If you reach a checkpoint and find you are behind, do not panic. Panic leads to "fast-brain" errors where you misread "is" for "is not." Instead, simply increase your threshold for skipping questions. If you were spending 60 seconds before skipping, drop that to 30 seconds. The goal is to reach the end of the first pass with enough time to breathe. Monitoring your pace against these milestones prevents the "end-of-test rush" where candidates begin blindly clicking answers in the final five minutes—a habit that frequently results in failing scores for otherwise competent pilots.
Planning a Mid-Test Mental Reset if You Feel Rushed
Fatigue is a real factor in a high-stakes environment. After about 45 minutes of intense concentration on glider aerodynamics and airspace rules, your cognitive efficiency will naturally dip. If you feel yourself becoming rushed or frustrated, plan a 60-second "mental reset." Put your pencil down, close your eyes, take three deep breaths, and stretch your arms.
While it seems counterintuitive to stop when time is limited, this 60-second investment can save you ten minutes of "foggy" thinking. A reset clears the working memory and helps break the cycle of stress. This is particularly important before tackling a heavy calculation section. Think of it like a pilot performing a "pre-landing checklist"; it’s a moment to ensure your brain is configured correctly for the next phase of the flight. A calm mind processes information significantly faster than a frantic one, making this a core component of how to finish FAA knowledge test on time.
Practicing Time Management During Study Sessions
Taking Timed Full-Length Practice Exams
You should never encounter the pressure of the clock for the first time at the testing center. Incorporate timed practice sessions into your study regimen early on. Use a simulator that mimics the actual FAA interface, including the ability to mark questions for review. During these sessions, simulate the actual environment: no phone, no music, and only the allowed materials (E6B, plotter, and supplement).
Pay attention to your "stamina." Do you start making more mistakes at Question 45? If so, that is where you need to schedule your mental reset. By taking at least three full-length timed exams, you develop a "body clock" for the pace. You will begin to intuitively feel when you have spent too long on a single question. This familiarization reduces test-day anxiety, as the actual exam will feel like just another practice session. The goal is to consistently finish practice exams with at least 20% of the time remaining, providing a safety margin for the slightly more difficult questions found on the actual FAA version.
Analyzing Your Pacing Weaknesses Post-Practice
After a practice exam, don't just look at your score; look at the time spent per question. Most modern test-prep software provides a breakdown of how many seconds you spent on each item. Look for patterns. Are you spending five minutes on weather questions but only thirty seconds on regulations? If so, your glider exam review strategy should focus on strengthening your weather theory knowledge so you can process those questions faster.

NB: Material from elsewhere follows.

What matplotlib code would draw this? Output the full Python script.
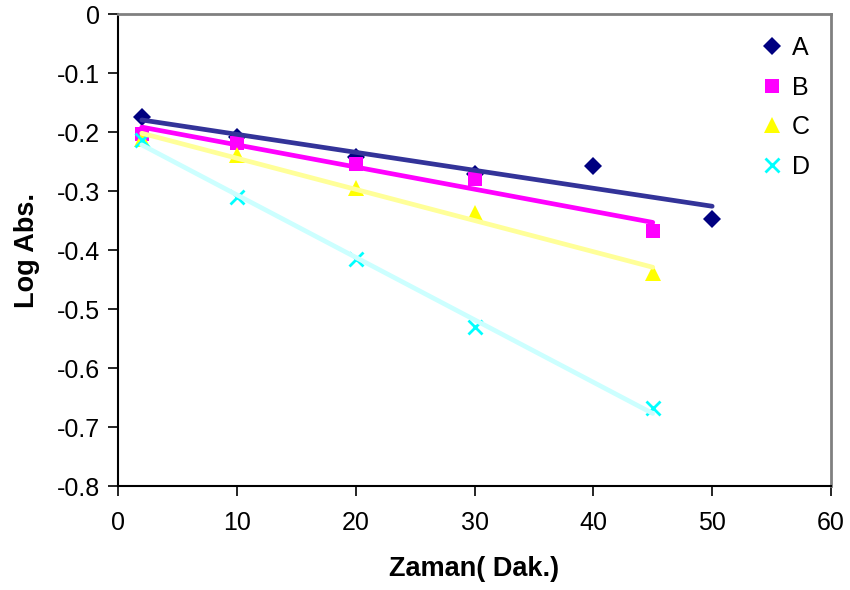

Identify the questions you got wrong—did you miss them because of a lack of knowledge, or because you were rushing? If you find that you are missing easy questions at the end of the test, it is a clear sign of poor pacing or fatigue. Conversely, if you have 45 minutes left but a low score, you are moving too fast and failing to utilize the Process of Elimination effectively. Adjust your strategy until your speed and accuracy are balanced. True mastery is the ability to maintain a consistent pace while keeping your error rate low, ensuring that when you sit for the actual FAA Glider Knowledge Test, the clock is your ally rather than your enemy.